The Courtship Correspondence of Eliza Fisk Harwood and Tristrim Lowther Skinner 1839-1849

edited by Mary Maillard

Pub Date: Jan. 1st, 2015
Publisher: Amazon Digital Services

A collection of letters between two young members (future husband and wife) of the landed elite of the South in the decades preceding the Civil War.

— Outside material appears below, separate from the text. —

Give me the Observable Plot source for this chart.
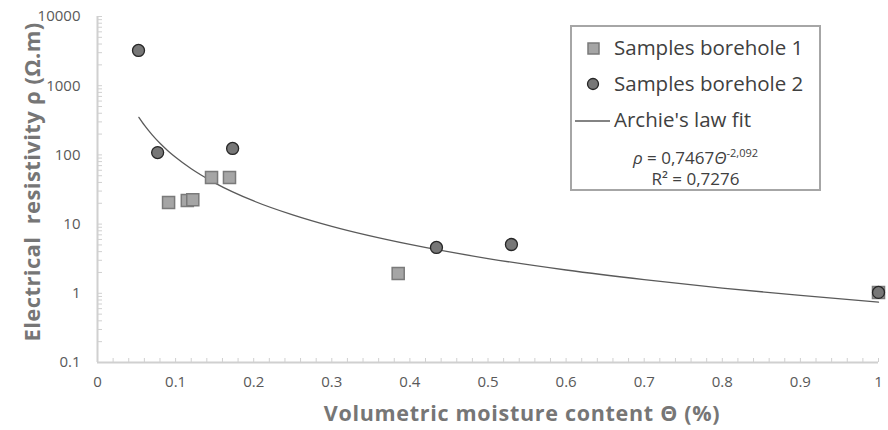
<!DOCTYPE html>
<html><head><meta charset="utf-8">
<script src="https://cdn.jsdelivr.net/npm/d3@7"></script>
<script src="https://cdn.jsdelivr.net/npm/@observablehq/plot@0.6"></script>
<style>
body{margin:0;background:#fff;}
#wrap{position:relative;width:888px;height:430px;font-family:"Open Sans",sans-serif;}
#ytitle{position:absolute;left:31px;top:182px;transform:translate(-50%,-50%) rotate(-90deg);white-space:pre;font-weight:bold;font-size:22px;letter-spacing:0.4px;color:#767676;}
#xtitle{position:absolute;left:522px;top:412px;transform:translate(-50%,-50%);white-space:pre;font-weight:bold;font-size:21.5px;letter-spacing:0.7px;color:#767676;}
#legend{position:absolute;left:570px;top:25px;width:247px;height:162px;border:2px solid #a6a6a6;background:#fff;color:#404040;}
.row{position:absolute;left:0;font-size:20.5px;line-height:22px;white-space:nowrap;}
.eq{position:absolute;width:100%;text-align:center;font-size:17px;color:#404040;white-space:nowrap;}
</style></head>
<body><div id="wrap"></div>
<script>
// Data
const b1Theta = [0.091, 0.115, 0.122, 0.146, 0.169, 0.385, 1.0];
const b1Rho   = [20.5, 21.9, 22.5, 47, 47, 1.93, 1.03];
const b2Theta = [0.0525, 0.077, 0.173, 0.434, 0.530, 1.0];
const b2Rho   = [3230, 108, 124, 4.6, 5.07, 1.03];
// Archie's law fit curve (points along the plotted curve)
const fitTheta = [0.053, 0.06, 0.07, 0.08, 0.09, 0.1, 0.12, 0.15, 0.2, 0.25, 0.3, 0.4, 0.5, 0.6, 0.7, 0.8, 0.9, 1.0];
const fitRho   = [348.3, 268.7, 194.7, 147.2, 115.1, 92.3, 63.0, 39.5, 21.6, 13.6, 9.27, 5.08, 3.18, 2.17, 1.575, 1.191, 0.931, 0.7467];
const xTickVals = [0, 0.1, 0.2, 0.3, 0.4, 0.5, 0.6, 0.7, 0.8, 0.9, 1];
const xTickLabels = ["0", "0.1", "0.2", "0.3", "0.4", "0.5", "0.6", "0.7", "0.8", "0.9", "1"];
const yTickVals = [0.1, 1, 10, 100, 1000, 10000];
const yTickLabels = ["0.1", "1", "10", "100", "1000", "10000"];
const xMinor = d3.range(0, 51).map(i => i / 50);
const yMinor = [].concat(...[0.1, 1, 10, 100, 1000].map(d => [1,2,3,4,5,6,7,8,9].map(k => +(k * d).toPrecision(3)))).concat([10000]);
const xTitle = "Volumetric moisture content \u0398 (%)";
const yTitle = "Electrical  resistivity \u03c1 (\u03a9.m)";
const legendLabels = ["Samples borehole 1", "Samples borehole 2", "Archie's law fit"];

const b1 = b1Theta.map((t, i) => ({t, r: b1Rho[i]}));
const b2 = b2Theta.map((t, i) => ({t, r: b2Rho[i]}));
const fit = fitTheta.map((t, i) => ({t, r: fitRho[i]}));
const yLab = yTickVals.map((v, i) => ({v, s: yTickLabels[i]}));

const axisColor = "#d0d0d0";
const chart = Plot.plot({
  width: 888, height: 430,
  marginLeft: 97, marginRight: 10, marginTop: 16, marginBottom: 68,
  style: {fontFamily: "Open Sans, sans-serif", fontSize: "15px", color: "#595959", background: "transparent"},
  x: {domain: [0, 1], axis: null},
  y: {type: "log", domain: [0.1, 10000], axis: null},
  marks: [
    Plot.axisX(xMinor, {tickSize: -4, stroke: axisColor, tickFormat: () => "", label: null}),
    Plot.axisY(yMinor, {tickSize: -5, stroke: axisColor, tickFormat: () => "", label: null}),
    Plot.axisX(xTickVals, {tickSize: 0, tickPadding: 14, tickFormat: d => xTickLabels[xTickVals.indexOf(d)], fill: "#595959", label: null}),
    Plot.text(yLab, {x: 0, y: "v", text: "s", textAnchor: "end", dx: -17, fill: "#595959", fontSize: 15}),
    Plot.ruleX([0], {stroke: axisColor, strokeWidth: 2}),
    Plot.ruleY([0.1], {stroke: axisColor, strokeWidth: 2}),
    Plot.line(fit, {x: "t", y: "r", curve: "monotone-x", stroke: "#5a5a5a", strokeWidth: 1.3}),
    Plot.dot(b1, {x: "t", y: "r", symbol: "square", r: 6.8, fill: "#a5a5a5", stroke: "#7a7a7a", strokeWidth: 1.5}),
    Plot.dot(b2, {x: "t", y: "r", symbol: "circle", r: 6, fill: "#777777", stroke: "#262626", strokeWidth: 1.3})
  ]
});
const wrap = document.getElementById("wrap");
wrap.appendChild(chart);
wrap.insertAdjacentHTML("beforeend", `
<div id="ytitle">${yTitle}</div>
<div id="xtitle">${xTitle}</div>
<div id="legend">
  <svg width="247" height="162" style="position:absolute;left:0;top:0">
    <rect x="16" y="16" width="11" height="11" fill="#a5a5a5" stroke="#7a7a7a" stroke-width="1.5"/>
    <circle cx="21" cy="57" r="5.5" fill="#777777" stroke="#262626" stroke-width="1.3"/>
    <line x1="3" y1="94" x2="38" y2="94" stroke="#5a5a5a" stroke-width="1.3"/>
  </svg>
  <div class="row" style="left:42px;top:9px">${legendLabels[0]}</div>
  <div class="row" style="left:42px;top:45px">${legendLabels[1]}</div>
  <div class="row" style="left:42px;top:81px">${legendLabels[2]}</div>
  <div class="eq" style="top:118px"><i>\u03c1</i> = 0,7467<i>\u0398</i><sup style="font-size:11px">-2,092</sup></div>
  <div class="eq" style="top:140px">R\u00b2 = 0,7276</div>
</div>`);
</script>
</body></html>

When, in 1839, vivacious 12-year-old Eliza Fisk Harwood embarked on a correspondence with her friend Tristrim “Trim” Skinner, a vast epistolary record was set in motion that culminated in their marriage on Feb. 19, 1849. Maillard, the volume’s editor, calls one letter in this collection “a key to Williamsburg’s gentry in the 1840s” but “an interlinear mess, a transcriber’s nightmare.” All give a vivid sense of culture, time, and place. Both Eliza and Trim came from families who were long-standing members of Southern aristocracy, and they were brought together when Trim, coming to Williamsburg to attend his freshman year at the College of William and Mary, took up lodgings at Tazewell Hall, the home of Mary Ann and Dickie Galt and their 11-year-old ward, Eliza, to whom the Galts were “entirely devoted.” Trim and Eliza became close friends, and in a few years, according to Maillard’s persuasive reading of the documents, friendship deepened into romantic love. In 1845, after a series of relationship vicissitudes, the two experienced what Maillard refers to as “the shift from familial friendship to courtship ritual”—and a large part of that ritual consisted of these eloquent and often curiously distant-seeming letters, a correspondence that reads at times like “both a society column and a social register.” We get letter after letter of Eliza’s detailing her social life, her family life, and vacations as well as lively anecdotes about people and the weather. In an 1845 letter, for example, she writes with playful sarcasm about how it makes her eyes “flash fire” to see a friend entertaining more beaus than she herself has; “I try to bear it with Christian fortitude,” she drolly reports. Trim’s slightly plodding responses tend toward more somber reminders to her of his “heart’s first wish.” In one letter from 1846, for instance, he stolidly reflects on a Christmas present he hopes to receive: “One of the blessing[s] which I covet, and which I hope you will not be unwilling for me to attain, is a more regular correspondence with you.” And Maillard throughout performs her editorial duties with an unobtrusive thoroughness that will make this a required reference work for the period.

An invaluable glimpse into the people and society (and two young lovers’ hearts) of the antebellum South.